NotaryOS creates tamper-evident, Ed25519-signed receipts for AI agent actions. Each receipt is SHA-256 hash-chained to the previous one, so modifying any entry breaks the chain — pinpointing the exact tampered receipt.
The feature I'm most curious about HN's take on: counterfactual receipts. These prove an agent considered actions {A, B, C}, had the capability to execute all three, and actively rejected B and C at time T. Uses a commit-reveal protocol so the decision is locked before the outcome is known.

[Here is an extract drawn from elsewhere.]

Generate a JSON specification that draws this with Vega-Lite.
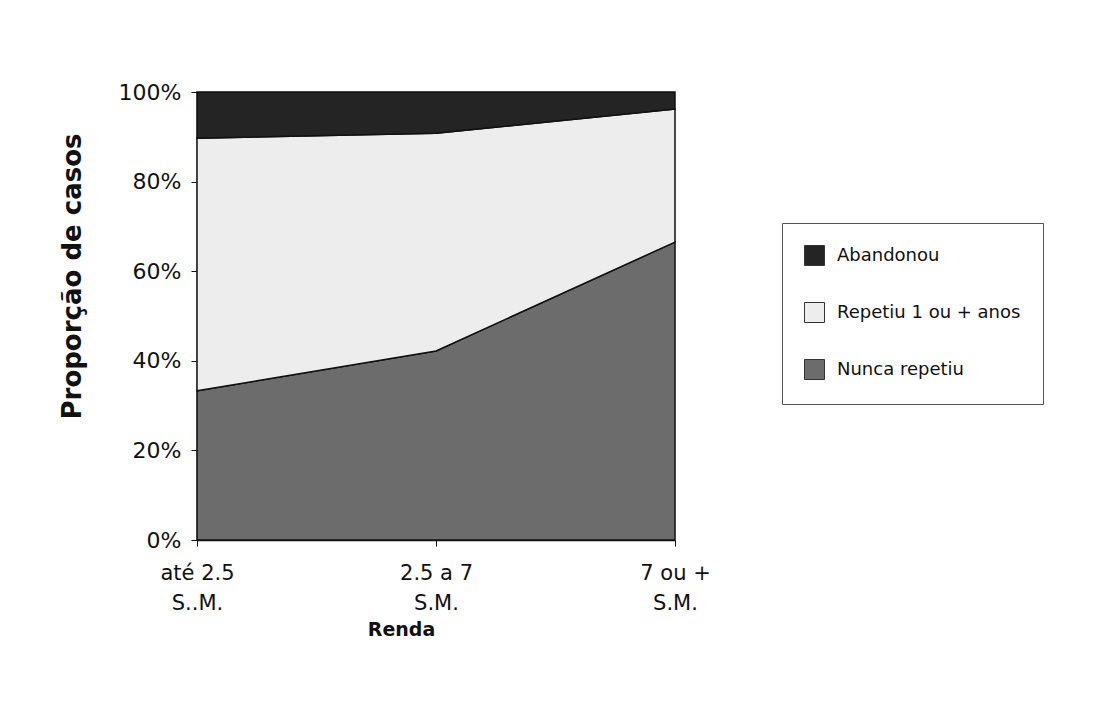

Example: agent receives a "delete all user data" instruction, evaluates it against policy constraints, and refuses. The receipt cryptographically proves the decision surface was bounded — verifiable evidence of restraint, not just absence of evidence of harm.
Try it:
pip install notaryos # v2.0
npm install notaryos # v2.0
curl -s https://api.agenttownsquare.com/v1/notary/status | python3 -m json.tool
GitHub: https://github.com/hellothere012/notaryos
Docs: https://notaryos.org/docs
Verifier: https://notaryos.org/verifySome context: I'm not a programmer by background — I'm an infrastructure/ops founder who was building a protocol for secure multi-agent communication and realized I'd accidentally built something else entirely. NotaryOS started as a test of that protocol engine in a real deployment. It worked. 350+ unique clones on GitHub with zero stars or comments, which I take to mean the tool is useful but nobody knows it exists. Posting here to change that.
This is a beta — payments aren't wired up yet, free tier is open. An honest open question: how do you prove the counterfactual set is complete? If an agent omits option D from its decision surface, the receipt proves it didn't choose D — not that D wasn't possible. I think this is a fundamental bound. Would value HN's thoughts.